I kept expecting Harry to ‘come of age’, to stop whining about all the things he’d lost and finally stop bumbling around and use his intellect. Rowling had him led by the nose through this final installment. Almost every break he had was at someone else’s hands. He did practically no digging on his own, demonstrated very little initiative other than a fascination with the dark horrors of Voldemort’s mind. I couldn’t help but feel that Rowling herself sort of bumbled around through the stories, working without a well-thought out and crafted plot outline. Very little consideration was given to character motivation and development. Some, but very little. It read to me as: he did this, and then he did that, and then they went here, and then they went there. With very few exceptions, it is Hermoine who makes the decisions about where they will go when they’re ‘on the lamb’, so to speak. And any of Harry’s reasons are purely indulgent and selfish, without any sense of sacrificing what he wants for ‘the greater good’, which is a line oft used without effect in the novel.

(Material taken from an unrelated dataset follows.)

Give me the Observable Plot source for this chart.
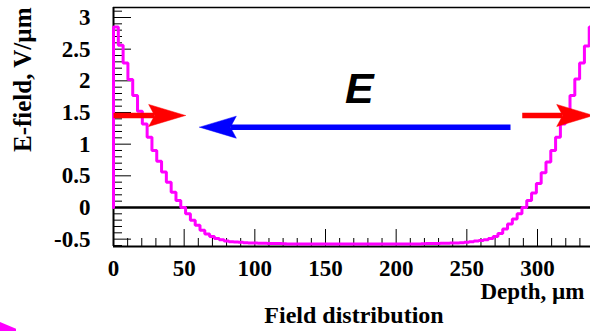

Frankly, the most complex and interesting character by far is Snape, who gets only cursory treatment in this story and only in summation, a far more interesting villain than Voldemort, who is so pat and cardboard. Yawn. No fear generated there. Same old thing. I am all powerful. I kill, kill, torture, torture. Next.

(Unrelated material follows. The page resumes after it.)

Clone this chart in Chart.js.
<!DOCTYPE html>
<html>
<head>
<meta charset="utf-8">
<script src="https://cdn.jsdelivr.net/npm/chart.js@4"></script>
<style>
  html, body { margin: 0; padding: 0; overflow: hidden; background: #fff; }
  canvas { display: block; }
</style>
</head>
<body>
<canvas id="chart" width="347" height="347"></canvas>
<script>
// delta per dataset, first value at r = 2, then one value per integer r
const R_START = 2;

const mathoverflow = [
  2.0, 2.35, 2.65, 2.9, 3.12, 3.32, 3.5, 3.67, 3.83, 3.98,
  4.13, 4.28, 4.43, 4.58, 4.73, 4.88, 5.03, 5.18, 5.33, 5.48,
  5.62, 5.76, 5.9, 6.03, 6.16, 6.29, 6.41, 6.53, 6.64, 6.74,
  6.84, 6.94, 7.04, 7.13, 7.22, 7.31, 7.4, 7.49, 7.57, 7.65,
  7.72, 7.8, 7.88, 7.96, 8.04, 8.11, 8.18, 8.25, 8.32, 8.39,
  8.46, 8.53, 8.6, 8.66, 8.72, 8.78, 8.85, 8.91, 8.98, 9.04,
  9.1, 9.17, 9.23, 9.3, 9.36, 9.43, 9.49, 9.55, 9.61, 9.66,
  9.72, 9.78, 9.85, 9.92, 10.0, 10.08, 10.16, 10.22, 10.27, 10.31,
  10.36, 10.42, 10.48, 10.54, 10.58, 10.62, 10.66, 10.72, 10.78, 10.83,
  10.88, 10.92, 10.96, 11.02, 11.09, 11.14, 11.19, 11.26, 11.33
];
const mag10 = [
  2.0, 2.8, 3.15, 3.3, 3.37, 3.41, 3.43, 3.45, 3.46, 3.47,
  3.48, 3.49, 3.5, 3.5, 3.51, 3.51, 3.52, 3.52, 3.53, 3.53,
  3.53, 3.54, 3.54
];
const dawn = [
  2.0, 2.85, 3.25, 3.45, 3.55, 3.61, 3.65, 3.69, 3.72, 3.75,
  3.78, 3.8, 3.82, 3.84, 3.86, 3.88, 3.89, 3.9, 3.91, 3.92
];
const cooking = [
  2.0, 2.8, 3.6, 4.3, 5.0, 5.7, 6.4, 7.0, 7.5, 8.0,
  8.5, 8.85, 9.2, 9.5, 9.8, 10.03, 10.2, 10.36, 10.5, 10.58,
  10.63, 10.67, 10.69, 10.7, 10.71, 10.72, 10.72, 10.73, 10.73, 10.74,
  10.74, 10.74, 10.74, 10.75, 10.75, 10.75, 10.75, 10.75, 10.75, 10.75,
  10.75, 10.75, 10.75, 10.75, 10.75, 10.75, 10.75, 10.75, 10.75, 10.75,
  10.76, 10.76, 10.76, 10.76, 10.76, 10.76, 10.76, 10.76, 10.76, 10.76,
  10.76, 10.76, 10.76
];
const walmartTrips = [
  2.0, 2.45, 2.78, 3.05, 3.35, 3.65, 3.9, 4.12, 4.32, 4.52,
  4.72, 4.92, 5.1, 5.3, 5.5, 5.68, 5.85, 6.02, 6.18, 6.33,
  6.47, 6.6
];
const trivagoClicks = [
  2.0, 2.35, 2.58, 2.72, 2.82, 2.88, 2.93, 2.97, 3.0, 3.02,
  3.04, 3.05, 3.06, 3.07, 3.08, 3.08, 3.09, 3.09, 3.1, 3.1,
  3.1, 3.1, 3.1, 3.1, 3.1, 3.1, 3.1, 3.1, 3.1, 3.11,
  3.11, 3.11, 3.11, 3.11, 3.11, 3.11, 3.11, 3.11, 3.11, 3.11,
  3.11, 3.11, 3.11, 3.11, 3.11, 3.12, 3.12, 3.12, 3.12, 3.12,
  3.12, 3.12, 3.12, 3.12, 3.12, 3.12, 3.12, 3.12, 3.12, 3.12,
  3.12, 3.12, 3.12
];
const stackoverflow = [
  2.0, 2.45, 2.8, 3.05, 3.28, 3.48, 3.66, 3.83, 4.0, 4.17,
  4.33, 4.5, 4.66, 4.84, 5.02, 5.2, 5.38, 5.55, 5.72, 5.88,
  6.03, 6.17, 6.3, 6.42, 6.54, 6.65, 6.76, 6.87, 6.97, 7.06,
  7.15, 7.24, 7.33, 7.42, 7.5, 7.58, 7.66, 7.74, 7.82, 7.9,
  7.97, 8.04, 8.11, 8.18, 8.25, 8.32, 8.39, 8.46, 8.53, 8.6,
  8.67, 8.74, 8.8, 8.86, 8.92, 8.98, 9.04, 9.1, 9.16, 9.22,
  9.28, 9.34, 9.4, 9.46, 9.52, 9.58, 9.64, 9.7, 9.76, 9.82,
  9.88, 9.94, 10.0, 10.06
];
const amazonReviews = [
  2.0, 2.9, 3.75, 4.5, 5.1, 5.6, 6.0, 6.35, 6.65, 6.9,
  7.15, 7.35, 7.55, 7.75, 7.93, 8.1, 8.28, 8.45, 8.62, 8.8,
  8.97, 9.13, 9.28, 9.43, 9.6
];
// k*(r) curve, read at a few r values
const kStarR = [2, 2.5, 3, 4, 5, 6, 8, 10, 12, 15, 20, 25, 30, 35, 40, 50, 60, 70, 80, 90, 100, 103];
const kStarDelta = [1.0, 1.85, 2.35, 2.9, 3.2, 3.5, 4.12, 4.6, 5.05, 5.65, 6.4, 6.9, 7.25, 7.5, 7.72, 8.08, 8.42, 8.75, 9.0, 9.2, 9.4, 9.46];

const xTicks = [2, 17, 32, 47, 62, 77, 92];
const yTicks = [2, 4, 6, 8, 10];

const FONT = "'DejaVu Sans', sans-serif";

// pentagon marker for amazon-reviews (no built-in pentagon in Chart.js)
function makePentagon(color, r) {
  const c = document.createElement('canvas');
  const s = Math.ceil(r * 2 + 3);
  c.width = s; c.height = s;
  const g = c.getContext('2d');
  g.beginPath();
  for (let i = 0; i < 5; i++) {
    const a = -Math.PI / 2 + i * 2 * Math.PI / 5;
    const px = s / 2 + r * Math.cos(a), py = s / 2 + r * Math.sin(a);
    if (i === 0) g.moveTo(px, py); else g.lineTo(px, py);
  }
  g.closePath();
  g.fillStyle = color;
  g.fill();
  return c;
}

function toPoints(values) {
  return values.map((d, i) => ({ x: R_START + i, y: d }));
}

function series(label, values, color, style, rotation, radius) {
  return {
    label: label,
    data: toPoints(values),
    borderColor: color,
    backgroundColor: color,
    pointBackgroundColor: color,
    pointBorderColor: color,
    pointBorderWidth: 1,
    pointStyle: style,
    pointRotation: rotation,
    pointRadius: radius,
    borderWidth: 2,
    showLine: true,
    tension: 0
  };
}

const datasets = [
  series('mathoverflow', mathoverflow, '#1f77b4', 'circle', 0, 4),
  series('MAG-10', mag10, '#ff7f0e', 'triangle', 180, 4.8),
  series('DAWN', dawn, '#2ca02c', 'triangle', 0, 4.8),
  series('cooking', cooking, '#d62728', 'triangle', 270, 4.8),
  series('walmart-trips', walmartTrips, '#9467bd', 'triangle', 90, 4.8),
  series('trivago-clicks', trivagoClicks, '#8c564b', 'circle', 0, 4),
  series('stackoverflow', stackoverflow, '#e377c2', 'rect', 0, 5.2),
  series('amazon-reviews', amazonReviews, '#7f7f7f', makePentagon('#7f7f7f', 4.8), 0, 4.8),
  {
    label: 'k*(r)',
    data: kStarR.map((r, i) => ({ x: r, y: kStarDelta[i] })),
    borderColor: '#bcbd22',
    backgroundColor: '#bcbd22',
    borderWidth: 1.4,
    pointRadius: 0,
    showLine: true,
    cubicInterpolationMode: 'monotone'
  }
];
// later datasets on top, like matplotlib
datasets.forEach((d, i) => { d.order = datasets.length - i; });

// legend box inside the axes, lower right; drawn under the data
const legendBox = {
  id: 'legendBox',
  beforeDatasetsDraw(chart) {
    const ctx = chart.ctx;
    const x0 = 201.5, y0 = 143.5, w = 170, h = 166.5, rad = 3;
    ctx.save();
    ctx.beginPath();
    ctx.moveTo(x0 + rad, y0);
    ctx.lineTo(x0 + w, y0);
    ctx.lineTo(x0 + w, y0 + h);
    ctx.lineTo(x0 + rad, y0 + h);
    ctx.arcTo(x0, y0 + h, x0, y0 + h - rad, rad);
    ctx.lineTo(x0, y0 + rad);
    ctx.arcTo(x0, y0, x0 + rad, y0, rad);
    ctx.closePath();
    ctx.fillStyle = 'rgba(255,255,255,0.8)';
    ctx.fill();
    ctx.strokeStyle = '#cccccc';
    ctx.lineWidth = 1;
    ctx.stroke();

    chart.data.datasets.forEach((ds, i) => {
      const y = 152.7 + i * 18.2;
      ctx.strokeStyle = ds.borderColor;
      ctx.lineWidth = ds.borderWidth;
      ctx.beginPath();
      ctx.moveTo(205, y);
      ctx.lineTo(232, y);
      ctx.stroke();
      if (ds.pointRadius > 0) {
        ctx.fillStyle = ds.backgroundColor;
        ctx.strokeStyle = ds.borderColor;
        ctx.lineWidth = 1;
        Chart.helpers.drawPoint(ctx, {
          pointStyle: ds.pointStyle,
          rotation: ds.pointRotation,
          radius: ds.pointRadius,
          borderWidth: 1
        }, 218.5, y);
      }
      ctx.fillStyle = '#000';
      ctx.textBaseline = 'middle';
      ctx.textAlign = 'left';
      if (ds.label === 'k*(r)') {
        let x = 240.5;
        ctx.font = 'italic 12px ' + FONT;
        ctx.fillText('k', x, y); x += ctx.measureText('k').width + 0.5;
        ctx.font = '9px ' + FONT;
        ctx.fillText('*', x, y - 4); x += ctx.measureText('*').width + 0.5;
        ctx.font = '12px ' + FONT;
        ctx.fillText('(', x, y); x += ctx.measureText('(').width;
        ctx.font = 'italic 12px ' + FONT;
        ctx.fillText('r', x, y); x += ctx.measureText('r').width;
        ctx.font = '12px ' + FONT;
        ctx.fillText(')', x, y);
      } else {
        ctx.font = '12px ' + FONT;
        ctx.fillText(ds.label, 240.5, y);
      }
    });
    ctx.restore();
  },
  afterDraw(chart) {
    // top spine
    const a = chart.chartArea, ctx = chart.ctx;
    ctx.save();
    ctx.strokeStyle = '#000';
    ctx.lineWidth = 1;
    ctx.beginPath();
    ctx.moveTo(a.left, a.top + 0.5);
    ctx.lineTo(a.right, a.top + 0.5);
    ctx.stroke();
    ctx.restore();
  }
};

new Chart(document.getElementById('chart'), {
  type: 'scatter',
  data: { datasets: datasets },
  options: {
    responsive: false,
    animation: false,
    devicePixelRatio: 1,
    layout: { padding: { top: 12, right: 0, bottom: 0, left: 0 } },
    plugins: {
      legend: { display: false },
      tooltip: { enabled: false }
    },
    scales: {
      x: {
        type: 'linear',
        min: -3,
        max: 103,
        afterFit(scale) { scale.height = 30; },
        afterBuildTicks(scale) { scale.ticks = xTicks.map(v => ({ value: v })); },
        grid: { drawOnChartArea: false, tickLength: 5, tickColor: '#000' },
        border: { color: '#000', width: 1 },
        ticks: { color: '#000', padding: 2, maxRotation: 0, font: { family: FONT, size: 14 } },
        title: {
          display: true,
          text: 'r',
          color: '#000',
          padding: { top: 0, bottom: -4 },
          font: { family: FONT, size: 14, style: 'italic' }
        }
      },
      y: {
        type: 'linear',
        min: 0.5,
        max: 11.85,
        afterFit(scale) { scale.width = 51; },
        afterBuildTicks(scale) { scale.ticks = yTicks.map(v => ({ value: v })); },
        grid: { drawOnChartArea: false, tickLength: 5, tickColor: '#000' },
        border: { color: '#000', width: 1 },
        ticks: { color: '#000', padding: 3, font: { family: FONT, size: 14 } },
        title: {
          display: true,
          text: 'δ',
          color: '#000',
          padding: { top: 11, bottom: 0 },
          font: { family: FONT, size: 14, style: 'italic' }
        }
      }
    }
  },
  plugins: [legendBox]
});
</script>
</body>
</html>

Rowling had all the elements there at her disposal, but refused to take up the challenge. Even Darth Vader was more fascinating than Voldemort. Predictable, predictable.

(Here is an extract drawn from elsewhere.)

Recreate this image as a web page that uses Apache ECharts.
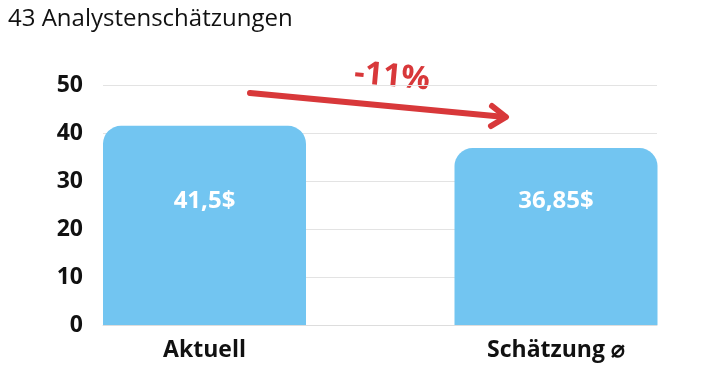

As was Harry, really. I read a CBC review in which the critic waxed poetic (rare for this particular critic) and confessed to weeping through the last 100 pages. Really?
There was only one scene that brought me to tears, and before you start thinking I’m not the sort to cry, stand corrected. I’m the one who cries over sappy commercials, tender moments. Heck, on a hormonal day I’ve been known to cry over beautiful ripe tomatoes. So Rowling failed to move this sentimentalist.
And in the end I didn’t have that sense of fulfillment and longing I’ve had with other memorable novels: The Lord of the Rings, Jude the Obscure, Lavondyss, Tigana. Will I go back and re-read these stories? Yes. But not often, I don’t think. Not the way I’ve read and re-read so much of Charles de Lint, Guy Gavriel Kay, C.J. Cherryh, Tolkien, Steinbeck, Richard Adams, Holdstock, Pauline Gedge, Orson Scott Card, Thomas Hardy, to name a few.
So, yeah, pleasant summer read. But not memorable.

2 Comments

  1. This book was great. Youve got issues .
    Half of the things you said were incorrect. Too much of your opinion. Please make some improvements. A very dissapointing book-report. Just cuz you dont have a clue about harry potter dosent mean that the book was a bad read. It was fantastic. Ask any HARDCORE HP fan.

  2. This is the beauty of living in an uncensored society — that we can share differing views.
    If you check the novel, you will find my statements are in fact quite correct as to actions of the characters and specifics of plot.
    And to make personal attacks isn’t exactly a very mature or reasoned way of creating a meaningful dialogue.
    I assure you I am a Harry Potter fan, have all the books, and the DVDs so far, viewed all the films within the first two days of them being released.
    That I expect more of my entertainment, however, is true. I agree I am not easily pleased, one of the difficulties if you’re a writer and artist is that the editor within never silences. I’m always looking for excellence, always striving for excellence.
    I do apologize if these views are offensive to you.